USB4 is actually faster than DisplayPort 2.1 and I don't think we'll go past 8k at 165Hz any time soon. When it comes to storage at some point you really want an SFP port currently maxing out at 400Gbit (as opposed to USB4 120Gbit, and that's asymmetric). For reference: You need to drive the NIC with PCIe 5x16 to saturate that. Unidirectionally. Network speeds are nuts you need specialised hardware to keep up with the cables.

Laptops why yes that's what USB is for.

[–] [email protected] 1 points 1 year ago (1 children)

Why do mobile devices and computer hardware need to utilize the exact same wire? I am fine with their being two, as long as it doesn't turn back into a half dozen types of cables again.

[–] LetMeEatCake 4 points 1 year ago (1 children)

It's convenience and efficiency. At the end of the day a single cable can provide that functionality needed for 99.9% of such devices. Getting everything on a single cable format reduces waste, simplifies people's lives, and even opens up competitive spaces. There's no need for it to be two cables.

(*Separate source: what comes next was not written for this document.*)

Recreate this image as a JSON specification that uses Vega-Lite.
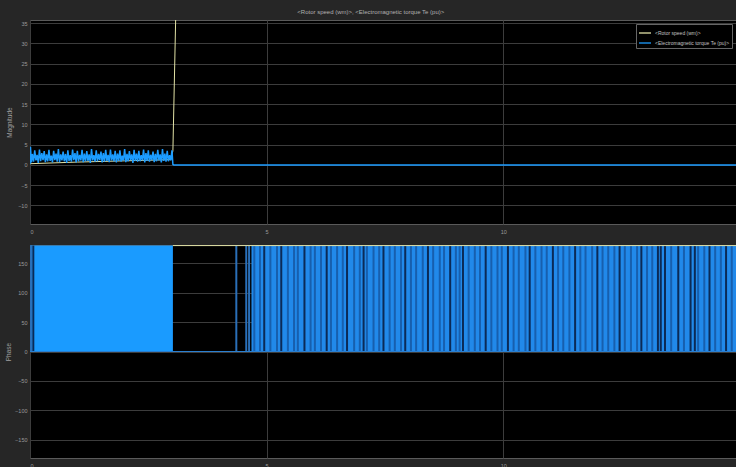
{
  "$schema": "https://vega.github.io/schema/vega-lite/v6.json",
  "background": "#262626",
  "padding": {"left": 5, "top": 8, "right": 0, "bottom": 0},
  "title": {"text": "<Rotor speed (wm)>, <Electromagnetic torque Te (pu)>", "fontSize": 6, "color": "#b0b0b0", "font": "Liberation Sans", "fontWeight": "normal", "offset": 5, "anchor": "middle"},
  "config": {
    "view": {"fill": "#000000", "stroke": "#5a5a5a", "strokeWidth": 1},
    "axis": {"gridColor": "#3c3c3c", "gridWidth": 1, "grid": true, "domain": false, "ticks": false, "labelOverlap": false, "labelColor": "#9a9a9a", "labelFontSize": 5.5, "labelFont": "Liberation Sans", "titleColor": "#a0a0a0", "titleFontSize": 6.5, "titleFontWeight": "normal", "titleFont": "Liberation Sans", "labelPadding": 3, "titlePadding": 3}
  },
  "spacing": 21,
  "bounds": "flush",
  "datasets": {
    "torqueMag": [
      {"t":0.00,"v":0.2},{"t":0.01,"v":4.5},{"t":0.03,"v":0.6},{"t":0.05,"v":2.7},{"t":0.075,"v":0.8},
      {"t":0.10,"v":3.6},{"t":0.125,"v":1.1},{"t":0.15,"v":2.5},{"t":0.175,"v":0.5},
      {"t":0.20,"v":3.8},{"t":0.225,"v":0.9},{"t":0.25,"v":2.9},{"t":0.275,"v":1.2},
      {"t":0.30,"v":3.4},{"t":0.325,"v":0.7},{"t":0.35,"v":2.6},{"t":0.375,"v":0.9},
      {"t":0.40,"v":3.7},{"t":0.425,"v":1.0},{"t":0.45,"v":2.3},{"t":0.475,"v":0.6},
      {"t":0.50,"v":3.5},{"t":0.525,"v":1.2},{"t":0.55,"v":2.8},{"t":0.575,"v":0.8},
      {"t":0.60,"v":3.9},{"t":0.625,"v":0.7},{"t":0.65,"v":2.6},{"t":0.675,"v":1.1},
      {"t":0.70,"v":3.3},{"t":0.725,"v":0.9},{"t":0.75,"v":2.7},{"t":0.775,"v":0.5},
      {"t":0.80,"v":3.6},{"t":0.825,"v":1.0},{"t":0.85,"v":2.4},{"t":0.875,"v":0.8},
      {"t":0.90,"v":3.8},{"t":0.925,"v":1.2},{"t":0.95,"v":2.9},{"t":0.975,"v":0.6},
      {"t":1.00,"v":3.5},{"t":1.025,"v":0.9},{"t":1.05,"v":2.5},{"t":1.075,"v":1.1},
      {"t":1.10,"v":3.7},{"t":1.125,"v":0.7},{"t":1.15,"v":2.8},{"t":1.175,"v":0.9},
      {"t":1.20,"v":3.4},{"t":1.225,"v":1.0},{"t":1.25,"v":2.6},{"t":1.275,"v":0.5},
      {"t":1.30,"v":3.9},{"t":1.325,"v":1.1},{"t":1.35,"v":2.4},{"t":1.375,"v":0.8},
      {"t":1.40,"v":3.6},{"t":1.425,"v":0.9},{"t":1.45,"v":2.7},{"t":1.475,"v":1.2},
      {"t":1.50,"v":3.3},{"t":1.525,"v":0.6},{"t":1.55,"v":2.9},{"t":1.575,"v":0.8},
      {"t":1.60,"v":3.7},{"t":1.625,"v":1.0},{"t":1.65,"v":2.5},{"t":1.675,"v":0.7},
      {"t":1.70,"v":3.8},{"t":1.725,"v":1.1},{"t":1.75,"v":2.6},{"t":1.775,"v":0.9},
      {"t":1.80,"v":3.5},{"t":1.825,"v":0.6},{"t":1.85,"v":2.8},{"t":1.875,"v":1.0},
      {"t":1.90,"v":3.6},{"t":1.925,"v":0.8},{"t":1.95,"v":2.3},{"t":1.975,"v":1.1},
      {"t":2.00,"v":3.9},{"t":2.025,"v":0.7},{"t":2.05,"v":2.7},{"t":2.075,"v":0.9},
      {"t":2.10,"v":3.4},{"t":2.125,"v":1.2},{"t":2.15,"v":2.6},{"t":2.175,"v":0.5},
      {"t":2.20,"v":3.7},{"t":2.225,"v":1.0},{"t":2.25,"v":2.8},{"t":2.275,"v":0.8},
      {"t":2.30,"v":3.5},{"t":2.325,"v":0.9},{"t":2.35,"v":2.4},{"t":2.375,"v":1.1},
      {"t":2.40,"v":3.8},{"t":2.425,"v":0.6},{"t":2.45,"v":2.9},{"t":2.475,"v":1.0},
      {"t":2.50,"v":3.6},{"t":2.525,"v":0.8},{"t":2.55,"v":2.5},{"t":2.575,"v":1.2},
      {"t":2.60,"v":3.3},{"t":2.625,"v":0.7},{"t":2.65,"v":2.7},{"t":2.675,"v":0.9},
      {"t":2.70,"v":3.7},{"t":2.725,"v":1.1},{"t":2.75,"v":2.6},{"t":2.775,"v":0.6},
      {"t":2.80,"v":3.9},{"t":2.825,"v":1.0},{"t":2.85,"v":2.8},{"t":2.875,"v":0.8},
      {"t":2.90,"v":3.5},{"t":2.925,"v":0.9},{"t":2.95,"v":2.4},{"t":2.975,"v":1.1},
      {"t":3.00,"v":3.6},{"t":3.02,"v":0.1},{"t":3.04,"v":0.0},{"t":14.92,"v":0.0}
    ],
    "speedMag": [
      {"t":0,"v":0.3},{"t":1.0,"v":0.7},{"t":2.0,"v":1.0},{"t":2.98,"v":1.3},{"t":3.02,"v":3.5},{"t":3.08,"v":37},{"t":3.15,"v":80},{"t":14.92,"v":2000}
    ],
    "blocks": [
      {"x0":0.0,"x1":3.02,"lo":0,"hi":180,"k":"block"},
      {"x0":4.68,"x1":14.92,"lo":0,"hi":180,"k":"dense"}
    ],
    "stripes": [
      {"x":0.02,"lo":0,"hi":180,"k":"t"},{"x":0.07,"lo":0,"hi":180,"k":"d"},{"x":4.36,"lo":0,"hi":180,"k":"t"},{"x":4.57,"lo":0,"hi":180,"k":"t"},{"x":4.63,"lo":0,"hi":180,"k":"t"},
      {"x":4.74,"lo":0,"hi":180,"k":"m"},{"x":4.86,"lo":0,"hi":180,"k":"m"},{"x":4.95,"lo":0,"hi":180,"k":"d"},{"x":5.08,"lo":0,"hi":180,"k":"m"},{"x":5.22,"lo":0,"hi":180,"k":"m"},{"x":5.31,"lo":0,"hi":180,"k":"d"},
      {"x":5.45,"lo":0,"hi":180,"k":"m"},{"x":5.58,"lo":0,"hi":180,"k":"m"},{"x":5.66,"lo":0,"hi":180,"k":"m"},{"x":5.80,"lo":0,"hi":180,"k":"d"},{"x":5.93,"lo":0,"hi":180,"k":"m"},{"x":6.02,"lo":0,"hi":180,"k":"m"},
      {"x":6.15,"lo":0,"hi":180,"k":"m"},{"x":6.27,"lo":0,"hi":180,"k":"d"},{"x":6.36,"lo":0,"hi":180,"k":"m"},{"x":6.49,"lo":0,"hi":180,"k":"m"},{"x":6.61,"lo":0,"hi":180,"k":"m"},{"x":6.70,"lo":0,"hi":180,"k":"d"},
      {"x":6.85,"lo":0,"hi":180,"k":"m"},{"x":6.97,"lo":0,"hi":180,"k":"m"},{"x":7.05,"lo":0,"hi":180,"k":"d"},{"x":7.12,"lo":0,"hi":180,"k":"m"},{"x":7.26,"lo":0,"hi":180,"k":"m"},{"x":7.38,"lo":0,"hi":180,"k":"m"},
      {"x":7.47,"lo":0,"hi":180,"k":"d"},{"x":7.60,"lo":0,"hi":180,"k":"m"},{"x":7.71,"lo":0,"hi":180,"k":"m"},{"x":7.84,"lo":0,"hi":180,"k":"m"},{"x":7.93,"lo":0,"hi":180,"k":"d"},{"x":8.05,"lo":0,"hi":180,"k":"m"},
      {"x":8.16,"lo":0,"hi":180,"k":"m"},{"x":8.30,"lo":0,"hi":180,"k":"m"},{"x":8.41,"lo":0,"hi":180,"k":"d"},{"x":8.52,"lo":0,"hi":180,"k":"m"},{"x":8.66,"lo":0,"hi":180,"k":"m"},{"x":8.75,"lo":0,"hi":180,"k":"m"},
      {"x":8.88,"lo":0,"hi":180,"k":"d"},{"x":9.00,"lo":0,"hi":180,"k":"m"},{"x":9.08,"lo":0,"hi":180,"k":"m"},{"x":9.15,"lo":0,"hi":180,"k":"d"},{"x":9.27,"lo":0,"hi":180,"k":"m"},{"x":9.40,"lo":0,"hi":180,"k":"m"},
      {"x":9.51,"lo":0,"hi":180,"k":"m"},{"x":9.63,"lo":0,"hi":180,"k":"d"},{"x":9.75,"lo":0,"hi":180,"k":"m"},{"x":9.88,"lo":0,"hi":180,"k":"m"},{"x":9.97,"lo":0,"hi":180,"k":"m"},{"x":10.10,"lo":0,"hi":180,"k":"d"},
      {"x":10.22,"lo":0,"hi":180,"k":"m"},{"x":10.33,"lo":0,"hi":180,"k":"m"},{"x":10.47,"lo":0,"hi":180,"k":"m"},{"x":10.56,"lo":0,"hi":180,"k":"d"},{"x":10.68,"lo":0,"hi":180,"k":"m"},{"x":10.81,"lo":0,"hi":180,"k":"m"},
      {"x":10.92,"lo":0,"hi":180,"k":"m"},{"x":11.05,"lo":0,"hi":180,"k":"d"},{"x":11.16,"lo":0,"hi":180,"k":"m"},{"x":11.27,"lo":0,"hi":180,"k":"m"},{"x":11.40,"lo":0,"hi":180,"k":"m"},{"x":11.52,"lo":0,"hi":180,"k":"d"},
      {"x":11.63,"lo":0,"hi":180,"k":"m"},{"x":11.74,"lo":0,"hi":180,"k":"m"},{"x":11.88,"lo":0,"hi":180,"k":"m"},{"x":11.99,"lo":0,"hi":180,"k":"d"},{"x":12.10,"lo":0,"hi":180,"k":"m"},{"x":12.22,"lo":0,"hi":180,"k":"m"},
      {"x":12.35,"lo":0,"hi":180,"k":"m"},{"x":12.46,"lo":0,"hi":180,"k":"d"},{"x":12.57,"lo":0,"hi":180,"k":"m"},{"x":12.70,"lo":0,"hi":180,"k":"m"},{"x":12.83,"lo":0,"hi":180,"k":"m"},{"x":12.92,"lo":0,"hi":180,"k":"d"},
      {"x":13.04,"lo":0,"hi":180,"k":"m"},{"x":13.15,"lo":0,"hi":180,"k":"m"},{"x":13.27,"lo":0,"hi":180,"k":"d"},{"x":13.33,"lo":0,"hi":180,"k":"d"},{"x":13.42,"lo":0,"hi":180,"k":"d"},{"x":13.55,"lo":0,"hi":180,"k":"m"},
      {"x":13.70,"lo":0,"hi":180,"k":"d"},{"x":13.82,"lo":0,"hi":180,"k":"m"},{"x":13.96,"lo":0,"hi":180,"k":"d"},{"x":14.05,"lo":0,"hi":180,"k":"d"},{"x":14.12,"lo":0,"hi":180,"k":"m"},{"x":14.25,"lo":0,"hi":180,"k":"m"},
      {"x":14.36,"lo":0,"hi":180,"k":"d"},{"x":14.48,"lo":0,"hi":180,"k":"m"},{"x":14.60,"lo":0,"hi":180,"k":"m"},{"x":14.71,"lo":0,"hi":180,"k":"d"},{"x":14.83,"lo":0,"hi":180,"k":"m"}
    ],
    "speedPhase": [
      {"t":0,"v":0,"seg":"a"},{"t":3.02,"v":0,"seg":"a"},{"t":3.02,"v":180,"seg":"b"},{"t":14.92,"v":180,"seg":"b"}
    ],
    "torquePhase": [
      {"t":0,"v":0},{"t":14.92,"v":0}
    ]
  },
  "vconcat": [
    {
      "width": 706,
      "height": 204,
      "encoding": {
        "x": {"field": "t", "type": "quantitative", "scale": {"domain": [0, 14.92], "nice": false, "zero": false}, "axis": {"values": [0, 5, 10], "title": null, "labelPadding": 5, "format": "d"}},
        "y": {"field": "v", "type": "quantitative", "scale": {"domain": [-14.6, 35.8], "nice": false, "zero": false}, "axis": {"values": [-10, -5, 0, 5, 10, 15, 20, 25, 30, 35], "title": "Magnitude", "titlePadding": 5, "labelOverlap": false, "tickCount": 30, "format": "d"}}
      },
      "layer": [
        {
          "data": {"name": "speedMag"},
          "mark": {"type": "line", "strokeWidth": 1, "clip": true},
          "encoding": {
            "color": {"datum": "<Rotor speed (wm)>", "type": "nominal",
              "scale": {"domain": ["<Rotor speed (wm)>", "<Electromagnetic torque Te (pu)>"], "range": ["#e2e2a6", "#1c9cff"]},
              "legend": {"orient": "top-right", "offset": 4, "title": null, "fillColor": "#000000", "strokeColor": "#666666", "padding": 2, "labelFontSize": 5, "labelColor": "#c0c0c0", "labelFont": "Liberation Sans", "symbolType": "stroke", "symbolStrokeWidth": 1.3, "symbolSize": 144, "rowPadding": -5, "labelOffset": 3, "labelLimit": 300}}
          }
        },
        {
          "data": {"name": "torqueMag"},
          "mark": {"type": "line", "strokeWidth": 1.5, "clip": true},
          "encoding": {
            "color": {"datum": "<Electromagnetic torque Te (pu)>", "type": "nominal"}
          }
        }
      ]
    },
    {
      "width": 706,
      "height": 213,
      "layer": [
        {
          "data": {"name": "blocks"},
          "mark": {"type": "rect", "clip": true},
          "encoding": {
            "x": {"field": "x0", "type": "quantitative", "scale": {"domain": [0, 14.92], "nice": false, "zero": false}, "axis": {"values": [0, 5, 10], "title": null, "labelPadding": 5, "format": "d"}},
            "x2": {"field": "x1"},
            "y": {"field": "lo", "type": "quantitative", "scale": {"domain": [-181, 181], "nice": false, "zero": false}, "axis": {"values": [-150, -100, -50, 0, 50, 100, 150], "title": "Phase", "labelOverlap": false, "grid": true, "tickCount": 30, "format": "d"}},
            "y2": {"field": "hi"},
            "fill": {"field": "k", "type": "nominal", "scale": {"domain": ["block", "dense"], "range": ["#1a9bff", "#2189ea"]}, "legend": null}
          }
        },
        {
          "data": {"name": "stripes"},
          "mark": {"type": "rule", "strokeWidth": 2, "clip": true},
          "encoding": {
            "x": {"field": "x", "type": "quantitative"},
            "y": {"field": "lo", "type": "quantitative"},
            "y2": {"field": "hi"},
            "stroke": {"field": "k", "type": "nominal", "scale": {"domain": ["m", "d", "t"], "range": ["#175fae", "#0b2a56", "#2a6fb8"]}, "legend": null}
          }
        },
        {
          "data": {"name": "speedPhase"},
          "mark": {"type": "line", "strokeWidth": 1, "color": "#e2e2a6", "clip": true},
          "encoding": {
            "x": {"field": "t", "type": "quantitative"},
            "y": {"field": "v", "type": "quantitative"},
            "detail": {"field": "seg", "type": "nominal"}
          }
        },
        {
          "data": {"name": "torquePhase"},
          "mark": {"type": "line", "strokeWidth": 1.2, "color": "#2a7fd0", "clip": true},
          "encoding": {
            "x": {"field": "t", "type": "quantitative"},
            "y": {"field": "v", "type": "quantitative"}
          }
        }
      ]
    }
  ]
}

[–] [email protected] 2 points 1 year ago (1 children)

But it's already multiple cables. I have like 3 dozen cables, with more than a dozen being USB-C and only like 5 of them will fast charge my phone. This will get more absurd and confusing as it's expanded over varying needs for power per device. I mean at least make some sort of easy cable label requirement.

[–] [email protected] 1 points 1 year ago

Your word is the USB-IF's ear. Though generally speaking there really is an enforcement problem when it comes to cables, sometimes cables don't even meet basic USB specs much less high-speed high-power specs.